Je cueillerai la primevère,
Première mignonne de l'année;
Et je cueillerai l'œillet,
L'emblème de ma chérie,
Car elle est un œillet parmi les femmes,
Elle est la fleur sans rivale;
Et j'en formerai un bouquet
Pour ma très chérie May.

Je cueillerai la rose entr'éclose,
Quand Phébus jette un premier regard,
Car elle est comme un baiser embaumé
De sa douce et jolie bouche;
L'hyacinthe est pour la constance,
Avec son bleu inaltérable;
Et j'en formerai un bouquet
Pour ma très chérie May.

Le lis est une fleur pure,
Et le lis est une belle fleur,
Et dans son sein délicat
Je placerai la fleur du lis;
La pâquerette est pour la simplicité
Et un air candide;
Et j'en formerai un bouquet
Pour ma très chérie May.

Je cueillerai l'aubépine,
Avec sa chevelure grise et argentée,
Là où comme un vieillard
Elle se tient dans l'aube;
Mais le nid du petit chanteur dans le buisson,
Je ne l'emporterai pas;
Et j'en formerai un bouquet
Pour ma très chérie May.

Je cueillerai le chèvrefeuille,
Quand l'étoile du soir est proche,
Et les gouttes diamantées de rosée
Seront ses yeux si clairs;
La violette est pour la modestie,
Il lui sied bien de la porter;
Et j'en formerai un bouquet
Pour ma très chérie May.

Je mettrai autour du bouquet
Le ruban de soie de l'amour,
Et je le placerai à sa poitrine,
Et je jurerai par les cieux
Que jusqu'à ma dernière goutte de vie
Ce ruban restera noué;
Et j'en formerai un bouquet
Pour ma très chérie May[574].

Il a repris maints des sujets et des comparaisons ordinaires parmi les poètes, mais avec le coloris, l'éclat d'épithètes, une sorte de sensualité de couleur, qui frappent dans nos poètes de la Renaissance.

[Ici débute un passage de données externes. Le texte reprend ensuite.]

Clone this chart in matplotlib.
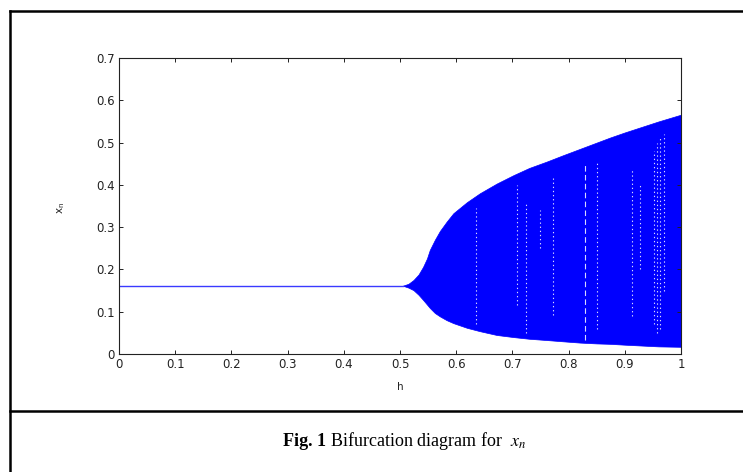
import matplotlib
matplotlib.use("Agg")
import matplotlib.pyplot as plt
from matplotlib.lines import Line2D

# ---- data ----
# fixed point branch (single line) for h < ~0.5
line_h = [0.0, 0.505]
line_x = [0.1615, 0.1615]

# upper / lower envelope of the chaotic band
env_h = [0.505, 0.515, 0.524, 0.533, 0.541, 0.548, 0.553, 0.562, 0.571, 0.583, 0.595,
         0.619, 0.642, 0.672, 0.702, 0.730, 0.761, 0.790, 0.820, 0.850, 0.874, 0.900,
         0.930, 0.960, 1.000]
env_upper = [0.1615, 0.166, 0.175, 0.188, 0.206, 0.226, 0.246, 0.270, 0.291, 0.313, 0.333,
             0.359, 0.380, 0.403, 0.423, 0.440, 0.455, 0.470, 0.485, 0.500, 0.512, 0.524,
             0.537, 0.550, 0.566]
env_lower = [0.1615, 0.157, 0.151, 0.140, 0.128, 0.117, 0.109, 0.097, 0.089, 0.080, 0.073,
             0.062, 0.054, 0.045, 0.040, 0.036, 0.033, 0.030, 0.027, 0.025, 0.024, 0.022,
             0.020, 0.018, 0.017]

# white periodic-window columns inside the band
gap_h = [0.636, 0.708, 0.725, 0.749, 0.772, 0.829, 0.850, 0.913, 0.927, 0.952, 0.958, 0.963, 0.970]
gap_lo = [0.070, 0.116, 0.050, 0.250, 0.092, 0.033, 0.060, 0.090, 0.200, 0.070, 0.050, 0.060, 0.150]
gap_hi = [0.345, 0.400, 0.360, 0.340, 0.416, 0.450, 0.455, 0.440, 0.400, 0.480, 0.500, 0.510, 0.520]
gap_dash = ["dot", "dot", "dot", "dot", "dot", "dash", "dot", "dot", "dot", "dot", "dot", "dot", "dot"]

x_ticks = [0, 0.1, 0.2, 0.3, 0.4, 0.5, 0.6, 0.7, 0.8, 0.9, 1]
x_ticklabels = ["0", "0.1", "0.2", "0.3", "0.4", "0.5", "0.6", "0.7", "0.8", "0.9", "1"]
y_ticks = [0, 0.1, 0.2, 0.3, 0.4, 0.5, 0.6, 0.7]
y_ticklabels = ["0", "0.1", "0.2", "0.3", "0.4", "0.5", "0.6", "0.7"]

caption = "Fig. 1"
caption_rest = " Bifurcation diagram for  $x_n$"

plt.rcParams["mathtext.fontset"] = "stix"

fig = plt.figure(figsize=(7.43, 4.72), dpi=100)
W, H = 743, 472

# outer frame (table-like box) and separator
lw_frame = 1.8
fig.add_artist(Line2D([10 / W, 10 / W], [0, 1 - 11 / H], color="black", lw=lw_frame, transform=fig.transFigure))
fig.add_artist(Line2D([10 / W, 1], [1 - 11 / H, 1 - 11 / H], color="black", lw=lw_frame, transform=fig.transFigure))
fig.add_artist(Line2D([10 / W, 1], [1 - 411 / H, 1 - 411 / H], color="black", lw=lw_frame, transform=fig.transFigure))

ax = fig.add_axes([119 / W, 1 - 354 / H, (681 - 119) / W, (354 - 58) / H])

ax.fill_between(env_h, env_lower, env_upper, color="#0000ff", lw=0.5, edgecolor="#0000ff")
ax.plot(line_h, line_x, color="#3a3aff", lw=1.0)

for h, lo, hi, d in zip(gap_h, gap_lo, gap_hi, gap_dash):
    ls = (0, (1.2, 2.5)) if d == "dot" else (0, (5, 3))
    ax.plot([h, h], [lo, hi], color="white", lw=0.8, ls=ls, alpha=0.85)

ax.set_xlim(0, 1)
ax.set_ylim(0, 0.7)
ax.set_xticks(x_ticks)
ax.set_xticklabels(x_ticklabels)
ax.set_yticks(y_ticks)
ax.set_yticklabels(y_ticklabels)
ax.tick_params(direction="in", length=3, width=0.7, top=True, right=True,
               labelsize=8.5, colors="#222222", pad=3)
for s in ax.spines.values():
    s.set_linewidth(0.8)
    s.set_color("#222222")

ax.set_xlabel("h", fontsize=7.5, color="#222222")
ax.xaxis.set_label_coords(0.5, -0.095)
ax.set_ylabel("x$_{\\mathregular{n}}$", fontsize=7.5, color="#222222")
ax.yaxis.set_label_coords(-0.0925, 0.493)

# caption
t1 = fig.text(283 / W, 1 - 441 / H, caption, fontsize=13, ha="left", va="center",
              family="Liberation Serif", fontweight="bold")
fig.canvas.draw()
bb = t1.get_window_extent()
fig.text(bb.x1 / W, 1 - 441 / H, caption_rest, fontsize=13, ha="left", va="center",
         family="Liberation Serif")

fig.savefig("out.png", dpi=100)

Il a, comme eux, cette qualité que les mots tels que: rosée, rose, mai, qui pour nous sont un peu usés, ont l'air d'être neufs chez lui. Il semble comme eux les avoir employés avec joie, nouveauté et naïveté. Ils ont gardé tout leur lustre matinal. Les deux pièces qui suivent n'ont-elles pas la teinte riche et pourprée de certaines pièces de Ronsard? Elles ont été composées toutes deux pour Miss Cruikshank, la fille de son ami d'Édimbourg, presque une enfant, comme celle que Ronsard appelait «fleur angevine de quinze ans[575]». Ce sont ces pièces qu'un critique appelle: «the rosebud pieces to Miss Cruikshank». Elles ne sont que l'idée, exprimée avec des qualités semblables, dans ces vers des Amours:

Comme on voit sur la branche, au mois de mai, la rose
En sa belle jeunesse, en sa première fleur,
Rendre le ciel jaloux de sa vive couleur,
Quand l'aube, de ses pleurs, au poinct du jour l'arrose,
La Grâce dans sa feuille et l'Amour se repose,
Embaumant les jardins et les arbres d'odeur[576].

Comme eux, elles valent surtout par le coloris des mots.

Beau bouton de rose, jeune et brillant,
Fleurissant dans ton prime Mai,
Puisses-tu ne jamais, douce fleur,
Frissonner dans la froide averse!
Que jamais le froid passage de Borée,
Que jamais le souffle empoisonné de l'Eurus,
Que jamais les funestes lumières stellaires
Ne te touchent d'une nielle précoce!
Que jamais, jamais le ver perfide
Ne se nourrisse de ta fleur virginale!
Que le soleil lui-même ne regarde pas trop ardemment,
Ton sein rougissant dans la rosée.

Puisses-tu longtemps, douce perle cramoisie,
Richement parer ta tige native;
Jusqu'à ce qu'un soir doux et calme,
Distillant la rosée, exhalant le baume,
Tandis que les bois d'alentour résonneront
Des oiseaux qui chanteront ton requiem,
Au son de leur chant funèbre,
Tu épandes autour de toi tes beautés mourantes,
Et rendes à la terre, ta mère,
La plus adorable forme qu'elle ait jamais produite[577].

La seconde pièce ressemble beaucoup à celle-ci; elle est peut-être encore plus riche et plus fraîche de couleur.